After playing Chocolatier for way too long this morning, I got to messing around with something I’ve wanted to understand for awhile, network drafted huck lace. Out came my trusty copy of Network Drafting: An Introduction, and off I went!
I actually wanted to play around with tie-up and treadling, rather than using the ribbon method. I was curious what would happen with different tie-ups – how they would affect the shapes, etc.
So I started with a very simple design line, a set of arcs which ought to produce circles and X’s with a diagonal tie-up. When the line in the tie up goes from SW to NE corners of the diagram, it should produce an X, and when it goes from the NW to SE corners of the diagram, it should produce an “O”.
And this is in fact what happened:
And here is the SW-NE version:
They look quite similar, but the X’s and O’s are inverted, as you’d expect.
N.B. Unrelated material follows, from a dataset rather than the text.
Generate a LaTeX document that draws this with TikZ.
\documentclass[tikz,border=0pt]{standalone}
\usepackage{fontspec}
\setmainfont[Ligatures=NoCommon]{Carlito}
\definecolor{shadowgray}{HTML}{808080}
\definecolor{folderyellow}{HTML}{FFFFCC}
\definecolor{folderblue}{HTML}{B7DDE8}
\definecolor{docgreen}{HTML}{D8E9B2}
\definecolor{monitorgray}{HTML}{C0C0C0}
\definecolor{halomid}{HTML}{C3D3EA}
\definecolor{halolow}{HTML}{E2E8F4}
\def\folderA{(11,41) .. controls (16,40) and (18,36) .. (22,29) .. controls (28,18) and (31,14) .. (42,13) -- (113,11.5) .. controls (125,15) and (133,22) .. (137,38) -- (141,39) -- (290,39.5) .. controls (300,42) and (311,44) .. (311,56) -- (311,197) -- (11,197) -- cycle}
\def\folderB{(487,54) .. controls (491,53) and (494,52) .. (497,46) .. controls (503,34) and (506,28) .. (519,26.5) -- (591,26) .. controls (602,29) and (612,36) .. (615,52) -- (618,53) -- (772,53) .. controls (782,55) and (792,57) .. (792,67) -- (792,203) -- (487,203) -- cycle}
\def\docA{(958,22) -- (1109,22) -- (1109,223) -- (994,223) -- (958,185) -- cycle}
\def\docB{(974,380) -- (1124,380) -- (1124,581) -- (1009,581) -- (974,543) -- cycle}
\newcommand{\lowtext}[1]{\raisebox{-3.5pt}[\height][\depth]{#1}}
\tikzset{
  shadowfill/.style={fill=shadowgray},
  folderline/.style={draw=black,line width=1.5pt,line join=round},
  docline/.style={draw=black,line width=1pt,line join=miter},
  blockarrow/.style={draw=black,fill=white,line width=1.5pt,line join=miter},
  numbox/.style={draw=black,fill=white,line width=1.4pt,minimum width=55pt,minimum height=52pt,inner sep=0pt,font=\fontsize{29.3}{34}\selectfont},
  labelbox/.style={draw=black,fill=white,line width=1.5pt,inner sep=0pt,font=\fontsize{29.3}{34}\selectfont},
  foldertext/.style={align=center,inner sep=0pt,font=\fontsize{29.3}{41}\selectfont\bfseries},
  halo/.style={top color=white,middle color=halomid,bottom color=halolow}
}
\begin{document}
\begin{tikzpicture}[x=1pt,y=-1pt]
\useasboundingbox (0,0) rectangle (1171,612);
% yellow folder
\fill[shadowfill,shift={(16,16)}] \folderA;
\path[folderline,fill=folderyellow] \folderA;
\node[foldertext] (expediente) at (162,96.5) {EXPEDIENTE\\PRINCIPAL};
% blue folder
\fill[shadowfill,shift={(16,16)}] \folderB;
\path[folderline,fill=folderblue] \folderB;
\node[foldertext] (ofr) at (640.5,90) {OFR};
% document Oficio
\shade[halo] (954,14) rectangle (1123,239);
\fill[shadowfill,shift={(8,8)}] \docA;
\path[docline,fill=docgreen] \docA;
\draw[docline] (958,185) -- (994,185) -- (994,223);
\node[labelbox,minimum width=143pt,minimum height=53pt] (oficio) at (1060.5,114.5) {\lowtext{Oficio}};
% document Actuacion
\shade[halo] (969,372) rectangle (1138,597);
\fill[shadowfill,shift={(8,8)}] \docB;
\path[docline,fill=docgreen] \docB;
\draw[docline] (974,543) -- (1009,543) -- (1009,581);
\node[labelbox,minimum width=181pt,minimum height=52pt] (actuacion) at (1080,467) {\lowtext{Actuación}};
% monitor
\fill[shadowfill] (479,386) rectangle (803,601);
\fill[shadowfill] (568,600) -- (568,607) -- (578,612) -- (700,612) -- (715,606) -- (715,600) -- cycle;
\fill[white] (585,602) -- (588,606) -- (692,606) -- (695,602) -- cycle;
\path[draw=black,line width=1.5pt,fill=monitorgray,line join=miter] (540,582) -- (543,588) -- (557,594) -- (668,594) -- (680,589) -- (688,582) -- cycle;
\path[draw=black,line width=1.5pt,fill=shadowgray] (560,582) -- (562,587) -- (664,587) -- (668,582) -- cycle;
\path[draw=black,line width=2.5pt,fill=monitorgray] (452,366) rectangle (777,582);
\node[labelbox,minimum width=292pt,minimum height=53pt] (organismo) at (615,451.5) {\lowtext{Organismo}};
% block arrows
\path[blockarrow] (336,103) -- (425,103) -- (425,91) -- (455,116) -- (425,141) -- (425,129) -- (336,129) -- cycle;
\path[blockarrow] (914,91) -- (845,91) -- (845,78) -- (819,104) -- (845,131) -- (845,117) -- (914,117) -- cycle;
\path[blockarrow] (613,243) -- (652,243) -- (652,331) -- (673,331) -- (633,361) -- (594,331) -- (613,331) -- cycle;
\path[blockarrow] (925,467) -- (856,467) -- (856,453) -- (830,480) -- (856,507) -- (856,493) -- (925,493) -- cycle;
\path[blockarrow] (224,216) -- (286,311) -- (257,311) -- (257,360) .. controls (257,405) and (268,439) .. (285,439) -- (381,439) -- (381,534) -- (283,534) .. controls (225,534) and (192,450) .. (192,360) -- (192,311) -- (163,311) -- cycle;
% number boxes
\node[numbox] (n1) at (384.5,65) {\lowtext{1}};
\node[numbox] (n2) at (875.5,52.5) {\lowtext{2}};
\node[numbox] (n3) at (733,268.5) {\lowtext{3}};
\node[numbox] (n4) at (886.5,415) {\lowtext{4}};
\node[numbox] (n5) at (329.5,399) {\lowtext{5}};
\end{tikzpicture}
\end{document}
This is more obvious if you use both diagonal lines together:
Now the lines are superimposed on each other. I rather like this effect.
Then I tried it with a semirandom tie-up (still compatible with huck lace structure) and all hell broke loose:
It’s pretty, but I’m still trying to understand how it relates to the threading/treadling and what I had come to think of as the “base” pattern. I think to understand it more I’ll have to take simpler geometric variations from the basic designs I started with, and morph them gradually to see what changes.
Neat stuff, though! Huck lace is different from twill and satin (the structures I’d played with before) because the network isn’t a simple repeat. Instead, the initial is 6 ends long and with height 24 – threads 1,3,4,6 are entirely deterministic and 2,5 are the pattern threads, which can be threaded on any of the 24 shafts that fit huck lace structure. In practice it comes out on shafts 1,O,1, 2, E, 2 where O is an odd-numbered shaft and E is an even-numbered shaft.
This makes the network more complex to set up – I wound up having to specify each individual thread by hand, using WeaveIt Pro because it has better hand-drafted network drafting tools than Fiberworks PCW (which is what I use most of the time). But it is a lot of fun and quite gratifying to see what happens with a more unusual network.
No plans to weave this up anytime soon; already hip deep in queued projects! But as a gedanken experiment (thought experiment), still fun.
Bonnie Inouye says
For huck designs in FiberworksPCW you can go with profile drafting and block substitution. Or make the design in the available pattern shafts (3 through 24 in your case) and then interleave that with the required threads on the first 2.
I would start with a freehand design in the threading using a draft for 22 shafts. Then use Warp/ Redraw on Network/ Initial 2 and it will become an odd/even sequence. You can always fix up that line if you see places it is not perfect, just keep it odd/even. Save that. Then give yourself a bit of the sequence for the first 2 shafts and copy it. Make the draft for 24 shafts and move the odd/even part up by 2. Interleave Paste.
One nice thing about working this way is that you can test designs with the pattern part and see how it looks with various options. An odd/even sequence on 22 shafts is useful for other structures as well as huck.
Woven huck lace depends on deflections for effect. I prefer the look when there are areas of plain weave and areas (not small pieces) of the huck lace interlacement with the spots. Look at photos in some articles. I think there is a Best of Weaver’s book on lace with good photos.
Bonnie Inouye
Ruth Blau says
Tien–
I think your explorations in networked huck are interesting and innovative. You and Marg Coe both have very analytical approaches to weaving, and it’s a pleasure for seat-of-the-pants weavers like me to have a peek into your brains. Keep us posted on any further explorations. It’s fascinating when someone breaks out of the traditional boxes with structures, as you’re doing here with huck.